Loïc Voisin, Président de HysetCo, a estimé que cette annonce « est la confirmation de l’ambition, à court et long terme, de la France pour ce secteur clé de la transition écologique ». Et a ajouté : « HysetCo se réjouit de cet élan et est prêt à mettre à la route tous ces véhicules utilitaires dès 2025 » pour accompagner « ses clients dans leur transition rapide, concrète et réussie vers la décarbonation de la mobilité et l’amélioration de la qualité de l’air ».
Toutefois, d’autres acteurs ne se montrent pas réellement satisfaits du volet mobilité de la SNH, encore trop imprécis, notamment sur la mise en œuvre de la TIRUERT, dont l’activation est urgente pour accélérer le déploiement de la mobilité hydrogène et passer à l’échelle. Jean-Michel Amaré, Président d’Atawey, a souligné : « Il y a 2 ans, la France était en avance sur ses voisins, là, nous sommes en train de nous faire dépasser ».
Malgré un accueil global positif, quelques points de la Stratégie Nationale Hydrogène restent cependant en suspens pour la filière. Certains modes alternatifs de production d’hydrogène renouvelable et bas carbone comme la thermolyse de biomasse et la plasmalyse de méthane ne sont pas évoqués. Du côté des infrastructures, l’objectif fixé par le gouvernement marque une première étape, mais la filière insiste sur la nécessité de planifier dès maintenant un déploiement progressif du réseau, pour 2030 ainsi que pour 2035.

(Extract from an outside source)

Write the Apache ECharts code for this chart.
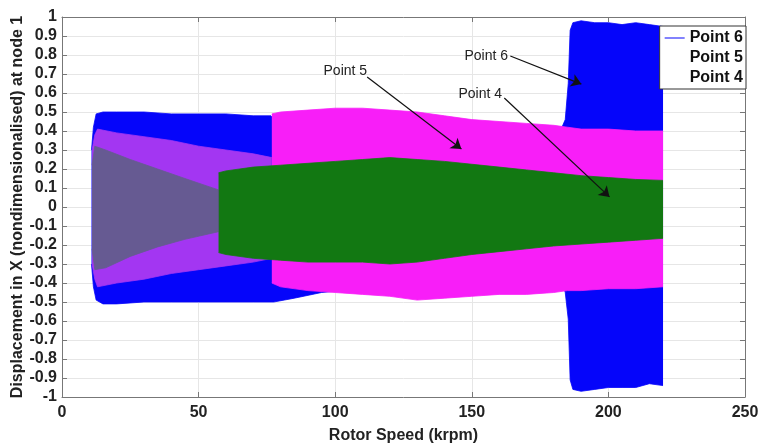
<!DOCTYPE html>
<html>
<head>
<meta charset="utf-8">
<script src="https://cdn.jsdelivr.net/npm/echarts@6/dist/echarts.min.js"></script>
<style>
  html, body { margin: 0; padding: 0; background: #fff; }
  #chart { width: 762px; height: 446px; }
</style>
</head>
<body>
<div id="chart"></div>
<script>
// envelopes: rotor speed (krpm) -> upper / lower displacement
// Point 6 (blue)
const speed6 = [10.8, 11.5, 12.5, 15, 20, 30, 40, 50, 60, 70, 76.5, 77.5, 85, 95, 110, 150, 183, 184.2, 185.3, 186, 187, 190, 195, 200, 205, 210, 215, 220];
const upper6 = [0.3, 0.42, 0.49, 0.5, 0.5, 0.5, 0.49, 0.49, 0.49, 0.48, 0.48, 0.46, 0.45, 0.44, 0.43, 0.41, 0.42, 0.46, 0.65, 0.93, 0.97, 0.98, 0.97, 0.97, 0.96, 0.97, 0.96, 0.95];
const lower6 = [-0.3, -0.42, -0.49, -0.51, -0.51, -0.5, -0.5, -0.5, -0.5, -0.5, -0.5, -0.5, -0.48, -0.45, -0.43, -0.41, -0.4, -0.45, -0.59, -0.91, -0.96, -0.97, -0.96, -0.95, -0.95, -0.95, -0.93, -0.94];

// Point 5, below 77 krpm (drawn over blue, looks violet)
const speed5a = [11, 12, 13, 20, 30, 40, 50, 60, 70, 76.8];
const upper5a = [0.3, 0.38, 0.41, 0.39, 0.37, 0.35, 0.32, 0.3, 0.28, 0.26];
const lower5a = [-0.3, -0.38, -0.42, -0.4, -0.38, -0.35, -0.33, -0.31, -0.29, -0.27];
// Point 5, above 77 krpm
const speed5b = [76.8, 80, 90, 100, 110, 120, 130, 140, 150, 160, 170, 180, 185, 190, 200, 210, 220];
const upper5b = [0.49, 0.5, 0.51, 0.52, 0.52, 0.51, 0.5, 0.48, 0.46, 0.45, 0.44, 0.43, 0.42, 0.41, 0.41, 0.4, 0.4];
const lower5b = [-0.4, -0.42, -0.44, -0.45, -0.46, -0.47, -0.49, -0.48, -0.47, -0.46, -0.46, -0.45, -0.44, -0.44, -0.43, -0.43, -0.42];

// Point 4, below 57 krpm (greyish)
const speed4a = [11, 12, 16, 25, 35, 45, 57.3];
const upper4a = [0.22, 0.32, 0.3, 0.25, 0.2, 0.15, 0.09];
const lower4a = [-0.22, -0.33, -0.32, -0.26, -0.21, -0.17, -0.13];
// Point 4, above 57 krpm (green)
const speed4b = [57.3, 60, 70, 80, 90, 100, 110, 120, 130, 140, 150, 160, 170, 180, 190, 200, 210, 220];
const upper4b = [0.18, 0.19, 0.21, 0.22, 0.23, 0.24, 0.25, 0.26, 0.25, 0.24, 0.225, 0.21, 0.195, 0.18, 0.165, 0.155, 0.145, 0.14];
const lower4b = [-0.24, -0.25, -0.27, -0.28, -0.29, -0.29, -0.29, -0.3, -0.29, -0.27, -0.25, -0.235, -0.22, -0.205, -0.195, -0.185, -0.175, -0.165];

const legendNames = ['Point 6', 'Point 5', 'Point 4'];

// text notes and arrows, in data coordinates
const noteText = ['Point 5', 'Point 6', 'Point 4'];
const noteAt = [[103.7, 0.716], [155.3, 0.795], [153.1, 0.595]];
const arrowFrom = [[111.7, 0.684], [164.1, 0.795], [161.9, 0.574]];
const arrowTo = [[146.2, 0.305], [190.1, 0.647], [200.4, 0.053]];

const FONT = '"Liberation Sans", Arial, sans-serif';

// one band = two filled lines (upper and lower) filling towards 0
let zNext = 2;
function band(name, color, xs, up, lo) {
    const make = (vals) => ({
        name: name,
        type: 'line',
        z: zNext++,
        symbol: 'none',
        silent: true,
        animation: false,
        lineStyle: { color: color, width: 0.8 },
        itemStyle: { color: color },
        areaStyle: { color: color, opacity: 1 },
        emphasis: { disabled: true },
        data: xs.map((x, i) => [x, vals[i]])
    });
    return [make(up), make(lo)];
}

const series = [].concat(
    band('Point 6', '#0505fa', speed6, upper6, lower6),
    band('Point 5', '#a336f2', speed5a, upper5a, lower5a),
    band('Point 5', '#f81ef8', speed5b, upper5b, lower5b),
    band('Point 4', '#665a92', speed4a, upper4a, lower4a),
    band('Point 4', '#127812', speed4b, upper4b, lower4b)
);

// annotations: high z so they are drawn over every band
const lastSeries = series[series.length - 1];
lastSeries.markLine = {
    silent: true,
    animation: false,
    z: 100,
    symbol: ['none', 'arrow'],
    symbolSize: 10,
    lineStyle: { color: '#111', width: 1.2, type: 'solid' },
    label: { show: false },
    data: arrowFrom.map((p, i) => [{ coord: p }, { coord: arrowTo[i] }])
};
lastSeries.markPoint = {
    silent: true,
    animation: false,
    z: 100,
    symbol: 'circle',
    symbolSize: 1,
    itemStyle: { color: 'rgba(0,0,0,0)' },
    label: {
        show: true,
        position: 'inside',
        color: '#222',
        fontFamily: FONT,
        fontSize: 14
    },
    data: noteAt.map((p, i) => ({ coord: p, value: noteText[i], label: { formatter: noteText[i] } }))
};

const gridColor = '#e6e6e6';
const frameColor = '#777';

const option = {
    backgroundColor: '#fff',
    animation: false,
    grid: { left: 62, right: 17, top: 17, bottom: 49, containLabel: false, outerBoundsMode: 'none' },
    legend: {
        data: [
            { name: legendNames[0] },
            { name: legendNames[1], itemStyle: { opacity: 0 } },
            { name: legendNames[2], itemStyle: { opacity: 0 } }
        ],
        orient: 'vertical',
        right: 16,
        top: 26,
        z: 200,
        icon: 'rect',
        itemWidth: 20,
        itemHeight: 1,
        itemGap: 4,
        padding: [4, 3, 3, 5],
        backgroundColor: '#fff',
        borderColor: '#333',
        borderWidth: 1,
        borderRadius: 0,
        selectedMode: false,
        textStyle: { fontFamily: FONT, fontSize: 16, fontWeight: 'bold', color: '#111', lineHeight: 16 }
    },
    xAxis: [{
        type: 'value',
        min: 0,
        max: 250,
        interval: 50,
        position: 'bottom',
        name: 'Rotor Speed (krpm)',
        nameLocation: 'middle',
        nameGap: 31,
        nameMoveOverlap: false,
        nameTextStyle: { fontFamily: FONT, fontSize: 16, fontWeight: 'bold', color: '#222' },
        axisLine: { show: true, onZero: false, lineStyle: { color: frameColor, width: 1 } },
        axisTick: { show: true, inside: true, length: 5, lineStyle: { color: frameColor } },
        axisLabel: { fontFamily: FONT, fontSize: 16, fontWeight: 'bold', color: '#222', margin: 8 },
        splitLine: { show: true, lineStyle: { color: gridColor, width: 1 } }
    }, {
        type: 'value',
        min: 0,
        max: 250,
        interval: 50,
        position: 'top',
        axisLine: { show: true, onZero: false, lineStyle: { color: frameColor, width: 1 } },
        axisTick: { show: true, inside: true, length: 5, lineStyle: { color: frameColor } },
        axisLabel: { show: false },
        splitLine: { show: false }
    }],
    yAxis: [{
        type: 'value',
        min: -1,
        max: 1,
        interval: 0.1,
        position: 'left',
        name: 'Displacement in X (nondimensionalised) at node 1',
        nameLocation: 'middle',
        nameGap: 36,
        nameMoveOverlap: false,
        nameTextStyle: { fontFamily: FONT, fontSize: 16, fontWeight: 'bold', color: '#222' },
        axisLine: { show: true, onZero: false, lineStyle: { color: frameColor, width: 1 } },
        axisTick: { show: true, inside: true, length: 5, lineStyle: { color: frameColor } },
        axisLabel: { fontFamily: FONT, fontSize: 16, fontWeight: 'bold', color: '#222', margin: 5 },
        splitLine: { show: true, lineStyle: { color: gridColor, width: 1 } }
    }, {
        type: 'value',
        min: -1,
        max: 1,
        interval: 0.1,
        position: 'right',
        axisLine: { show: true, onZero: false, lineStyle: { color: frameColor, width: 1 } },
        axisTick: { show: true, inside: true, length: 5, lineStyle: { color: frameColor } },
        axisLabel: { show: false },
        splitLine: { show: false }
    }],
    series: series
};

const myChart = echarts.init(document.getElementById('chart'), null, { renderer: 'canvas' });
option && myChart.setOption(option);
</script>
</body>
</html>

Enfin, France Hydrogène a également souligné qu’il serait essentiel de maintenir un effort soutenu sur les applications énergétiques stationnaires, en particulier dans les zones insulaires et les zones non interconnectées (ZNI), pour lesquelles le gouvernement, à travers son texte, n’a pas prévu de mesures spécifiques.
« La stratégie révisée fixe un cap clair pour la filière et permet à la France de recoller au peloton de tête mais sa mise en œuvre effective repose sur un certain nombre de conditions techniques, financières, réglementaires et opérationnelles qui restent à consolider, ce sur quoi nous allons continuer à travailler avec l’Etat » insiste le Président de France Hydrogène.